About

Connecting Early Medieval European Collections (CEMEC) is an EU-funded cooperation project that aims to create a collaborative network, and a cost-effective business model, between eight European museum collections and six technical partners. Drawing on objects from participating museum collections, the project will produce ‘CROSSROADS’, a travelling exhibition focusing on connectivity and cultural exchange during the Early Middle Ages (300 -1000) in Europe.

 

Noho are an important technical partner in this network and one of our primary roles in the project is to develop the ‘Cross-Culture-Timeline’ application. This application will enable museum and online visitors to explore the rich cultural history and diversity of Early Medieval Europe. CCT will connect to a database of 3D scanned objects, allowing users to take a closer look at objects in the exhibition and to learn more about the collections and history from their devices at home.

 

The ’CROSSROADS, Europe (300-1000)’ exhibition will focus on the Early Middle Ages in Europe. This period is often defined as ‘the Dark Ages’, however CROSSROADS will shed new light on this misconception, presenting the period as a time of exchange, in objects, people and ideas.

 

CROSSROADS will explore three main themes: connectivity, diversity and mobility. Using these themes, the exhibition will show the connections between different regional cultures in Europe and around the Mediterranean, from Ireland to Egypt and from Spain to Hungary and Greece. The exhibition will use a range of technology including an interactive timeline, maps, and contextual reconstructions to illuminate this complex period for museum audiences.

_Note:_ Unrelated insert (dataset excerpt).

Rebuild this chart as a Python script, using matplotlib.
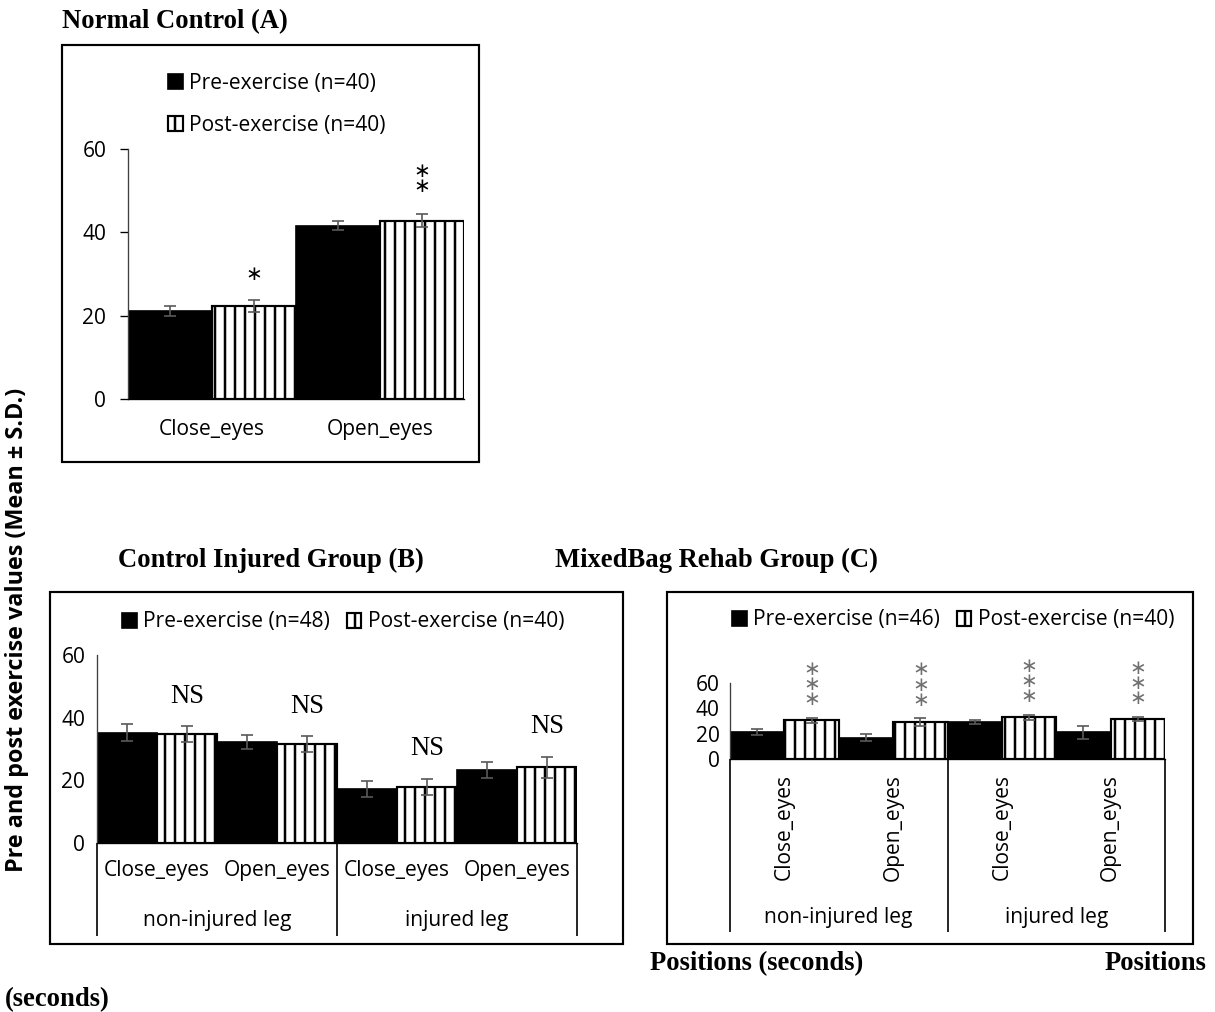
import numpy as np
import matplotlib
matplotlib.use("Agg")
import matplotlib.pyplot as plt
from matplotlib.patches import Rectangle

# panel A: normal control
cats_a = ['Close_eyes', 'Open_eyes']
pre_a = [21.2, 41.6]
pre_a_sd = [1.2, 1.0]
post_a = [22.4, 42.8]
post_a_sd = [1.4, 1.6]
stars_a = ['\u2217', '\u2217\n\u2217']

# panels B and C: positions grouped by leg
cats_bc = ['Close_eyes', 'Open_eyes', 'Close_eyes', 'Open_eyes']
legs = ['non-injured leg', 'injured leg']

pre_b = [35.2, 32.3, 17.3, 23.3]
pre_b_sd = [2.7, 2.2, 2.5, 2.7]
post_b = [34.7, 31.6, 17.9, 24.1]
post_b_sd = [2.5, 2.4, 2.6, 3.4]
marks_b = ['NS', 'NS', 'NS', 'NS']

pre_c = [21.1, 16.9, 29.1, 21.1]
pre_c_sd = [2.2, 2.6, 1.5, 5.3]
post_c = [30.4, 29.1, 32.8, 31.5]
post_c_sd = [2.1, 3.0, 2.1, 1.7]
stars_c = ['\u2217\n\u2217\n\u2217'] * 4

W, H, DPI = 1215, 1012, 120
FS = 12.6
plt.rcParams['font.family'] = ['Open Sans', 'DejaVu Sans']
plt.rcParams['hatch.linewidth'] = 1.5
plt.rcParams['hatch.color'] = 'black'

fig = plt.figure(figsize=(W / DPI, H / DPI), dpi=DPI)


def px(x0, y0, x1, y1):
    return [x0 / W, 1 - y1 / H, (x1 - x0) / W, (y1 - y0) / H]


def draw(ax, pre, pre_sd, post, post_sd, n_pre, n_post):
    x = np.arange(len(pre))
    b1 = ax.bar(x - 0.25, pre, 0.5, color='black', edgecolor='black',
                label='Pre-exercise (n=%d)' % n_pre)
    b2 = ax.bar(x + 0.25, post, 0.5, color='white', edgecolor='black',
                hatch='||', linewidth=1.3, label='Post-exercise (n=%d)' % n_post)
    ax.errorbar(x - 0.25, pre, yerr=pre_sd, fmt='none', ecolor='#595959',
                elinewidth=1, capsize=3.5, capthick=1)
    ax.errorbar(x + 0.25, post, yerr=post_sd, fmt='none', ecolor='#595959',
                elinewidth=1, capsize=3.5, capthick=1)
    ax.set_xlim(-0.5, len(pre) - 0.5)
    ax.set_ylim(0, 60)
    ax.set_yticks([0, 20, 40, 60])
    ax.spines[['top', 'right']].set_visible(False)
    ax.spines['left'].set_color('#404040')
    ax.tick_params(axis='y', labelsize=FS)
    return x, b1, b2


def legend(ax, handles, cx, cy, ncol):
    ax.legend(handles=handles, loc='center', bbox_to_anchor=(cx / W, 1 - cy / H),
              bbox_transform=fig.transFigure, frameon=False, fontsize=FS, ncol=ncol,
              handlelength=0.7, handleheight=0.7, handletextpad=0.3,
              columnspacing=0.8, labelspacing=1.0, borderpad=0)


# ---- panel A
ax_a = fig.add_axes(px(128, 149, 464, 399))
x, b1, b2 = draw(ax_a, pre_a, pre_a_sd, post_a, post_a_sd, 40, 40)
ax_a.set_xticks(x, cats_a)
ax_a.tick_params(axis='x', length=0, pad=12, labelsize=FS)
ax_a.tick_params(axis='y', length=5, pad=8)
for i in range(len(x)):
    top = post_a[i] + post_a_sd[i]
    off = 15 if stars_a[i].count('\n') == 0 else 21
    ax_a.annotate(stars_a[i], (x[i] + 0.25, top), xytext=(0, off),
                  textcoords='offset points', ha='center', va='center',
                  fontsize=12, family='DejaVu Sans', linespacing=0.7)
legend(ax_a, [b1, b2], 277, 104, 1)


def group_axis(ax, x, pad_cat, sep_len, pad_grp, rot=0):
    ax.set_xticks(x, cats_bc, rotation=rot)
    ax.tick_params(axis='x', which='major', length=0, pad=pad_cat, labelsize=FS)
    ax.set_xticks([-0.5, 1.5, 3.5], minor=True)
    ax.tick_params(axis='x', which='minor', length=sep_len, width=1, color='black')
    sec = ax.secondary_xaxis('bottom')
    sec.set_xticks([0.5, 2.5], legs)
    sec.tick_params(length=0, pad=pad_grp, labelsize=FS)
    sec.spines['bottom'].set_visible(False)


# ---- panel B
ax_b = fig.add_axes(px(97, 655, 577, 843))
x, b1, b2 = draw(ax_b, pre_b, pre_b_sd, post_b, post_b_sd, 48, 40)
group_axis(ax_b, x, 10, 56, 40)
ax_b.tick_params(axis='y', length=0, pad=7)
for i in range(len(x)):
    top = post_b[i] + post_b_sd[i]
    ax_b.annotate(marks_b[i], (x[i] + 0.25, top), xytext=(0, 18),
                  textcoords='offset points', ha='center', va='center',
                  fontsize=16, family='Liberation Serif')
legend(ax_b, [b1, b2], 343, 622, 2)

# ---- panel C
ax_c = fig.add_axes(px(730, 683, 1165, 759))
x, b1, b2 = draw(ax_c, pre_c, pre_c_sd, post_c, post_c_sd, 46, 40)
group_axis(ax_c, x, 9, 104, 89, rot=90)
ax_c.tick_params(axis='y', length=0, pad=6)
for i in range(len(x)):
    top = post_c[i] + post_c_sd[i]
    ax_c.annotate(stars_c[i], (x[i] + 0.25, top), xytext=(0, 20),
                  textcoords='offset points', ha='center', va='center',
                  fontsize=12, family='DejaVu Sans', color='#707070',
                  linespacing=0.75)
legend(ax_c, [b1, b2], 953, 620, 2)

# panel frames
for x0, y0, x1, y1 in [(62, 45, 479, 462), (50, 592, 623, 944), (667, 592, 1193, 944)]:
    fig.patches.append(Rectangle((x0 / W, 1 - y1 / H), (x1 - x0) / W, (y1 - y0) / H,
                                 transform=fig.transFigure, fill=False,
                                 edgecolor='black', linewidth=1.3))

serif = dict(family='Liberation Serif', weight='bold', fontsize=16, va='center')
fig.text(62 / W, 1 - 22 / H, 'Normal Control (A)', **serif)
fig.text(118 / W, 1 - 560 / H, 'Control Injured Group (B)', **serif)
fig.text(555 / W, 1 - 560 / H, 'MixedBag Rehab Group (C)', **serif)
fig.text(650 / W, 1 - 964 / H, 'Positions (seconds)', **serif)
fig.text(1105 / W, 1 - 964 / H, 'Positions', **serif)
fig.text(5 / W, 1 - 1000 / H, '(seconds)', **serif)
fig.text(17 / W, 1 - 630 / H, 'Pre and post exercise values (Mean \u00b1 S.D.)',
         rotation=90, ha='center', va='center', fontsize=14, weight='bold')

fig.savefig('out.png', dpi=DPI)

The exhibition will open at the Allard Pierson Museum in Amsterdam (October 2017-March 2018). It will then move to the Byzantine and Christian Museum in Athens (April- September 2018) and end at the LVR Landesmuseum in Bonn (October 2018- April 2019).
Noho have illustrated how flexible the system is and showcased a demo version of it at the Hungarian National Museum in February. We will be showing a newer version in April at a showcase in the National Museum of Ireland.